▶ [To be done]: Drop every picture. Then return, exactly, the lines from the beginning of the listing below through the one containing "n_days = 255".

▶ [Data provided]:
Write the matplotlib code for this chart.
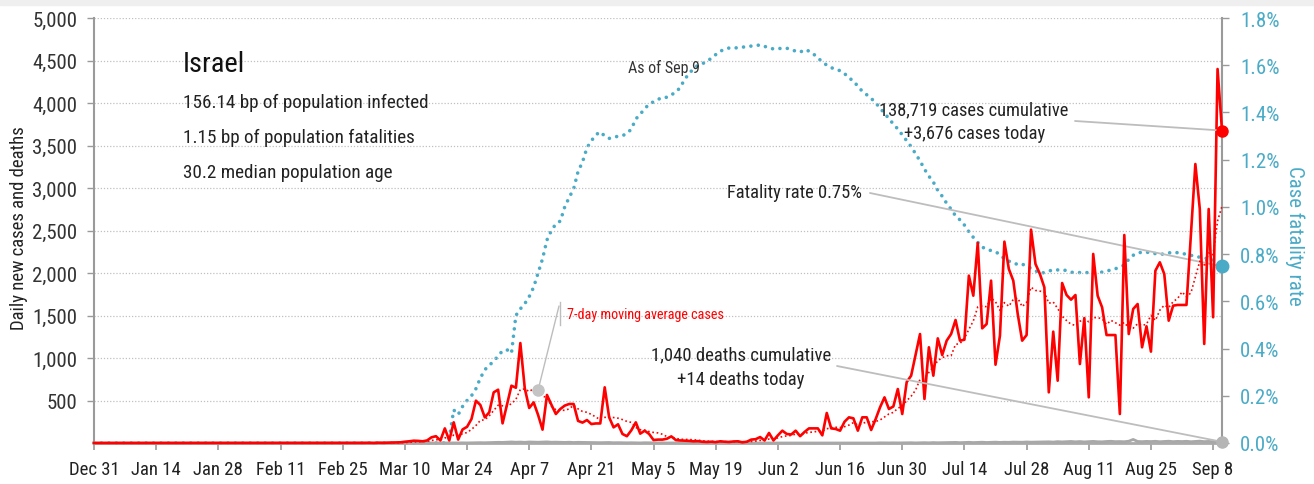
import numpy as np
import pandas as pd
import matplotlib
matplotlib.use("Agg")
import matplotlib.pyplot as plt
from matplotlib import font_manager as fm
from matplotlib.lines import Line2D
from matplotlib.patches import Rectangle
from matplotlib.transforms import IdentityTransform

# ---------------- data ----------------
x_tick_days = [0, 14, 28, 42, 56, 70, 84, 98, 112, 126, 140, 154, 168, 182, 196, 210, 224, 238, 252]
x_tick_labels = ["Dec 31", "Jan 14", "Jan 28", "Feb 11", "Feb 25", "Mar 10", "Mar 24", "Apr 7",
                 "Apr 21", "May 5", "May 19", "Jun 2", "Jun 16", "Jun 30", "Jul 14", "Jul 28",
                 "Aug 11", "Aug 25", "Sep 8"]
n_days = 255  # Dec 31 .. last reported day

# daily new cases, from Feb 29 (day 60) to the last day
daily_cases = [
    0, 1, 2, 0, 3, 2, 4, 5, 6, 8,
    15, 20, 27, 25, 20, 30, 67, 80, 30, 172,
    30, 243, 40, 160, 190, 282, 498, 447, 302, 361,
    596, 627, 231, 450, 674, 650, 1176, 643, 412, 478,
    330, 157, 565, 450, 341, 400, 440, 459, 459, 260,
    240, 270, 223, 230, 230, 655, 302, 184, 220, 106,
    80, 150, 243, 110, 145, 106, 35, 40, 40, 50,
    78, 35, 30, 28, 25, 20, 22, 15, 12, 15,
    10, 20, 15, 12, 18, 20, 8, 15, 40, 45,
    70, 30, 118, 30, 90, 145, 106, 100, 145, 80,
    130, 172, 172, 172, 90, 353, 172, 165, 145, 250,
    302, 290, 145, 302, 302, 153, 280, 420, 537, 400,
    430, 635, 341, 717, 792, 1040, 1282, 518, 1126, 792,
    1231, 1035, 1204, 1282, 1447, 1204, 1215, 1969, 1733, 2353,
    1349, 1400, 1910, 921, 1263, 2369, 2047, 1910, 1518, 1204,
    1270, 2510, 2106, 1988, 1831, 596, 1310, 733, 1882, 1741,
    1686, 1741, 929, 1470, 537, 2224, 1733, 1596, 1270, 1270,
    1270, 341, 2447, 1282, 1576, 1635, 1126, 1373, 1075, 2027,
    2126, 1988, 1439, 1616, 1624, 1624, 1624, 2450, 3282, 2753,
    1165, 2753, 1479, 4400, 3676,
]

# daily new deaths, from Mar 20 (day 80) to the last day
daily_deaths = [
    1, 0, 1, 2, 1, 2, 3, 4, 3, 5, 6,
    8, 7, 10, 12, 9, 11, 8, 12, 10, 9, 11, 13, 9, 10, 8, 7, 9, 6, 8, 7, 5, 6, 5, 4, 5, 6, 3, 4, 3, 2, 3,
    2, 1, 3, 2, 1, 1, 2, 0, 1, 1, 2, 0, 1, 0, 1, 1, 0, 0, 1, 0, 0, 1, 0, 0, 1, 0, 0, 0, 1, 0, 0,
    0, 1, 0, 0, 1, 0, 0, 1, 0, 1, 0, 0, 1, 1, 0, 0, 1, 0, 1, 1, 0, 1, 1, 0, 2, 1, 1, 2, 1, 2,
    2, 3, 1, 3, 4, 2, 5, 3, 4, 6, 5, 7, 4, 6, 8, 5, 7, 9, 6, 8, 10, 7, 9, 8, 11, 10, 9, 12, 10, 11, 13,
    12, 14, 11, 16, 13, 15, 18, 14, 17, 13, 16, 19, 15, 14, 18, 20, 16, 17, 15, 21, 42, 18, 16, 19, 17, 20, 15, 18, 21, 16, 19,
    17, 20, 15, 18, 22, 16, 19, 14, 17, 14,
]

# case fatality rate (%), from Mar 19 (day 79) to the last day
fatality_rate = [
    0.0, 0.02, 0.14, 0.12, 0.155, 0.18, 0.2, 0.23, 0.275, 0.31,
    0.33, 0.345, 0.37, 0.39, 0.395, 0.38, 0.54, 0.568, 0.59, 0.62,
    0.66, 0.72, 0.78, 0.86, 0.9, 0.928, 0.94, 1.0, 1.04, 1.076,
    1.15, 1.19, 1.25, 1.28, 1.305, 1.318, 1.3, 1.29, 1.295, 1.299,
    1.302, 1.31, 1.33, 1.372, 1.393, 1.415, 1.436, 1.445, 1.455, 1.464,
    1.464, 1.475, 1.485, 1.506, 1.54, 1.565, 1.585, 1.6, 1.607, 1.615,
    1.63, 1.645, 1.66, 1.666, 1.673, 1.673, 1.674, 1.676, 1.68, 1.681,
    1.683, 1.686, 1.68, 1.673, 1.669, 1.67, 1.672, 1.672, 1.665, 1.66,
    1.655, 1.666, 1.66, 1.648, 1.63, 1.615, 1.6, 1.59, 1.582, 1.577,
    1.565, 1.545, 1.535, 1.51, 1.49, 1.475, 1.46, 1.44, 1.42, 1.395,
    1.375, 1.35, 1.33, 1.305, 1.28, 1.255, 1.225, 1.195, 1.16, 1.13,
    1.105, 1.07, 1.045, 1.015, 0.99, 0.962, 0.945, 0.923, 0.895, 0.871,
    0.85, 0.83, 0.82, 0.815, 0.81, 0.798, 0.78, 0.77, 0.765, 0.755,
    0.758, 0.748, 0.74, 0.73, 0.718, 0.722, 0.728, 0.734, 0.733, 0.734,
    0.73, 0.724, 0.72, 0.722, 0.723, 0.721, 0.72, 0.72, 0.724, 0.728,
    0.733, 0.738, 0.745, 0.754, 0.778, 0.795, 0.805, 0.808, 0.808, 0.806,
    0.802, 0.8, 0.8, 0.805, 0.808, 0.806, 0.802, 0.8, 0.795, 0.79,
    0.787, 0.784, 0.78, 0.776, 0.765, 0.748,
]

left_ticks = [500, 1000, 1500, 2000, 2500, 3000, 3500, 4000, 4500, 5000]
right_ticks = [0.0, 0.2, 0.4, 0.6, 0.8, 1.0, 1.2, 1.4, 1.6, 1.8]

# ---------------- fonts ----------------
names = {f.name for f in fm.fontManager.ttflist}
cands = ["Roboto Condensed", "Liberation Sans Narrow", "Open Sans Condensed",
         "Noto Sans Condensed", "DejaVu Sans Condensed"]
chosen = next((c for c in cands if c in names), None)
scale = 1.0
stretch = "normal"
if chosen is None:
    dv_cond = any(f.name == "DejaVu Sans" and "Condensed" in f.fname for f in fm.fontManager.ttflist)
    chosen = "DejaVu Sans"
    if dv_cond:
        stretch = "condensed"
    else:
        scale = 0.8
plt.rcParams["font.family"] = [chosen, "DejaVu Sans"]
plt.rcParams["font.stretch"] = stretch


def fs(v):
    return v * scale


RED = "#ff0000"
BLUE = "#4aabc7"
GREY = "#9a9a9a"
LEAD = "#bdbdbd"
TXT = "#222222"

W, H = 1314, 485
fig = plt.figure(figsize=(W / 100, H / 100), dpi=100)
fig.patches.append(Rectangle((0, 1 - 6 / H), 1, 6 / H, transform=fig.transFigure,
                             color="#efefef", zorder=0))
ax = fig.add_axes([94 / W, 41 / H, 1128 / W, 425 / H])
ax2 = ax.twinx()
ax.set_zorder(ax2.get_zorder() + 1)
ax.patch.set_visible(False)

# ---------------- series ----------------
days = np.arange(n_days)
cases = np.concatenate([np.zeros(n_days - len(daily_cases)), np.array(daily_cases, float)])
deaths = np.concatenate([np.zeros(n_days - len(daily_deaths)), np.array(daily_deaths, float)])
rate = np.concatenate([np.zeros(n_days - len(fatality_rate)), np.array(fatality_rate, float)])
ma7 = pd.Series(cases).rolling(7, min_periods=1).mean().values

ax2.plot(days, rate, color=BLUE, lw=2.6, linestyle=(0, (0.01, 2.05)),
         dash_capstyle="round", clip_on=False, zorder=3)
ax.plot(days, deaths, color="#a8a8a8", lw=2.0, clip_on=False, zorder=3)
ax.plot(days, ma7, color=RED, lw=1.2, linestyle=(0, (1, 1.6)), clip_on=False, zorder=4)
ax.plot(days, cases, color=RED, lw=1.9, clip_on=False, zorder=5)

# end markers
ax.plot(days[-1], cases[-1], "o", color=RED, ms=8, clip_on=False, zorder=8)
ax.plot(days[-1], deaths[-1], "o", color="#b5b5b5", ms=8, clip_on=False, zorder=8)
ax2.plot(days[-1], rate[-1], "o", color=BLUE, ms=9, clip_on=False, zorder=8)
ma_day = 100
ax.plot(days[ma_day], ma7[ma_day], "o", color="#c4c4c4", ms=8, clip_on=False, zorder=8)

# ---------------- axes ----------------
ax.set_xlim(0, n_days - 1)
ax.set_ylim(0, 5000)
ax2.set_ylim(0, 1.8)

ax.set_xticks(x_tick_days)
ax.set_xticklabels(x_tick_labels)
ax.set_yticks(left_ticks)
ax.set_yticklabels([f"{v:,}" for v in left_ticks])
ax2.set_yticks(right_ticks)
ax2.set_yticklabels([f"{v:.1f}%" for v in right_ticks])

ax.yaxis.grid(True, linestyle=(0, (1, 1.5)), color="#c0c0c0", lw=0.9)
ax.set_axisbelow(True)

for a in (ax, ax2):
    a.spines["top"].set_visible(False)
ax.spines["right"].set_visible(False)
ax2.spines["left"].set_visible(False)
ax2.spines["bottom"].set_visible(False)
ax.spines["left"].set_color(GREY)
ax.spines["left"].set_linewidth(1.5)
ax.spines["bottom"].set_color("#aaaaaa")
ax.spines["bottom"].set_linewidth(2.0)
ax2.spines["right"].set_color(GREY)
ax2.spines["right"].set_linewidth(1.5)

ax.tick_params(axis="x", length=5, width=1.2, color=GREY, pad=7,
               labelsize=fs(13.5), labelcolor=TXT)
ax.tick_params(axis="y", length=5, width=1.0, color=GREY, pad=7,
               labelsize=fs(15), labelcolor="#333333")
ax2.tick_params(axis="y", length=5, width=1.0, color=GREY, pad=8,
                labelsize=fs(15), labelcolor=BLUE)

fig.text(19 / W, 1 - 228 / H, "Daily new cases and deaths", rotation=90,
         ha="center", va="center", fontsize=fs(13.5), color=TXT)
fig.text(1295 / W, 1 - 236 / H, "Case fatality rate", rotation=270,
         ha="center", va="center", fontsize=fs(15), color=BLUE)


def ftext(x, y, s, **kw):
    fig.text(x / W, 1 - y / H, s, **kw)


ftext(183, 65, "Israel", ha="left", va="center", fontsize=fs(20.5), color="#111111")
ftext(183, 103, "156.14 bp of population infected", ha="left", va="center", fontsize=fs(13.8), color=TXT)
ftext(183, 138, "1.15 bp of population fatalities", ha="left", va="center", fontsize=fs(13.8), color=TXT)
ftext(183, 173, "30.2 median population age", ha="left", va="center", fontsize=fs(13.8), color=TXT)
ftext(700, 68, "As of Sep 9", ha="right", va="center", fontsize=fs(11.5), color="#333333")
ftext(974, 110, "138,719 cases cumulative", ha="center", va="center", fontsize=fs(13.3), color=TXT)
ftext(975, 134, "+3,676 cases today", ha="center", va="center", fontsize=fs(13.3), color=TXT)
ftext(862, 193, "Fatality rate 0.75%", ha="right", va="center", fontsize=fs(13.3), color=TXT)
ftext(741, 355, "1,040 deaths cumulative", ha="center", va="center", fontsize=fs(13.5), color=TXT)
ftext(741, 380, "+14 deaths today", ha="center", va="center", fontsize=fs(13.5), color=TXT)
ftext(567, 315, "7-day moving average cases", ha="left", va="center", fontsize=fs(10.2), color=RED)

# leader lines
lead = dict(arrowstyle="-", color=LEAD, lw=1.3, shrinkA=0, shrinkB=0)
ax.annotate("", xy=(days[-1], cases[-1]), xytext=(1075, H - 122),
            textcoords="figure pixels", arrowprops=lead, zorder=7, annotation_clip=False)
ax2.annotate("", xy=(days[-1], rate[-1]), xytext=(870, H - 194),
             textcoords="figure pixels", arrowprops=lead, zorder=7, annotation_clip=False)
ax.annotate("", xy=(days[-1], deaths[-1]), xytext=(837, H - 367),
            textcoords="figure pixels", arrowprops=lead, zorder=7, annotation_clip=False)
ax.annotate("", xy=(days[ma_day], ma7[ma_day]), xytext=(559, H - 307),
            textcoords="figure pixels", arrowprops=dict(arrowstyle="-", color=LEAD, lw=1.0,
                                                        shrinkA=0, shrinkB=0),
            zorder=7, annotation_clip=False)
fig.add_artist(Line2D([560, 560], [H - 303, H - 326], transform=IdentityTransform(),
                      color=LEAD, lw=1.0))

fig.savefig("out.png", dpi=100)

▶ [Solution to this problem]:
Write the matplotlib code for this chart.
import numpy as np
import pandas as pd
import matplotlib
matplotlib.use("Agg")
import matplotlib.pyplot as plt
from matplotlib import font_manager as fm
from matplotlib.lines import Line2D
from matplotlib.patches import Rectangle
from matplotlib.transforms import IdentityTransform

# ---------------- data ----------------
x_tick_days = [0, 14, 28, 42, 56, 70, 84, 98, 112, 126, 140, 154, 168, 182, 196, 210, 224, 238, 252]
x_tick_labels = ["Dec 31", "Jan 14", "Jan 28", "Feb 11", "Feb 25", "Mar 10", "Mar 24", "Apr 7",
                 "Apr 21", "May 5", "May 19", "Jun 2", "Jun 16", "Jun 30", "Jul 14", "Jul 28",
                 "Aug 11", "Aug 25", "Sep 8"]
n_days = 255  # Dec 31 .. last reported day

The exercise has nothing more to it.